As mothers of school-age children, we all experience morning chaos, but do we get a chance to connect with our kids before they go to school? I have learned that getting six kids out the door by 7:30 a.m. almost always turns my house into an impressive mess. One that I get to clean up when I return home shortly after. From the time we all get up, to the time we slam the front door shut, I am often keeping the kids on track with brushing their teeth, giving the baby her bottle, and filling lunch boxes.
Our mornings tend to be lively and a little chaotic before we line up in our entryway to pile into our big suburban. I am usually so exhausted from being up with the baby at night, and I am still in my pajamas with my mental checklist for the day bouncing around in my head.
This is my first year with four kids in elementary school. We have a third grader, first grader and two kindergartners. My four-year-old son and six-month-old foster daughter have the privilege of waking up early, riding in the car, and coming back home with me. When I get back home with them, I’m a little more awake and head over to my anticipated cup of coffee.

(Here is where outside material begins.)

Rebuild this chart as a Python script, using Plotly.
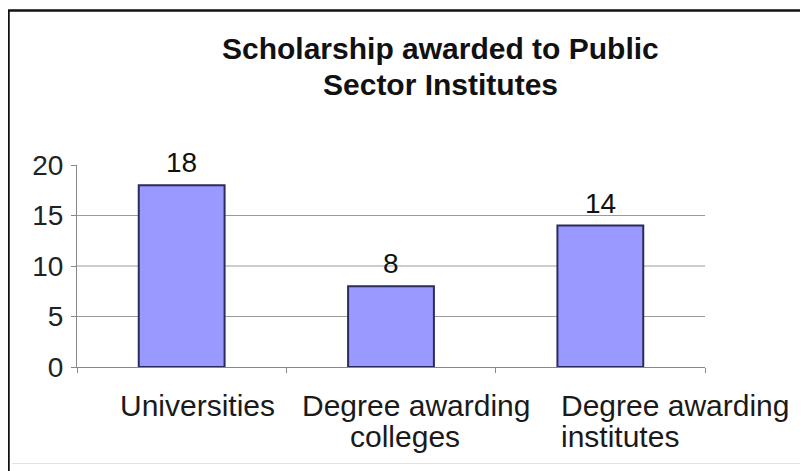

I don’t mind the morning chaos, really. The kids all work together, and frankly I am impressed that we get to school on time every day. But what doesn’t sit well with me is how I don’t connect with my kids before they leave. If they are eating breakfast, I am packing lunches or checking the calendar for who has library day. It bothers me that the kids hop out of the car in the school drop-off line after a rushed start to their day. I don’t want them going to school all day with the only interaction with me being that I scooted them along from task to task.
One morning a few months ago, we managed to get ready with time to spare. I almost felt lost, like I was forgetting something. But, with the hope of keeping their coats on and their hair presentable, I told the kids to find a spot on the couch so we could pray together until it was time to go.
We sat around our living room, and each child took a turn praying. The house was peaceful for a moment. I took a a deep breath and relaxed as I listened to their soft voices giving their concerns to God. I heard them ask God to help them learn at school and make good choices. I even heard them pray for each other to have a good day, and their dad to have a safe drive to work. As I finished the prayer, I felt contented knowing that we were spending quality time together before we each went our own way.
After the kids were gone, I was back in my kitchen wiping jam off of the counter, feeling happy. I had something to hold on to while I did my morning chores. I realized this was a great opportunity for us to connect at the start of our day. To my surprise, the kids loved it as much as I did, and later asked if we could do it every morning!
So now we take the last five to ten minutes before we head out the door to slow down and connect as a family. On the rare morning when we have more chaos than anticipated, we pray in the car. (And of course, the kids remind me to keep my eyes open and hands on the wheel!)
Our world thrives on busy, and it is easy to rush through the morning, grabbing a quick breakfast and throwing everything together, so we can bolt out the door. But as a mother of young children, I know that I have to slow down sometimes and connect with each one. I hope this encourages other families to think about changes they can make to connect as a family, even if it is just five minutes a day.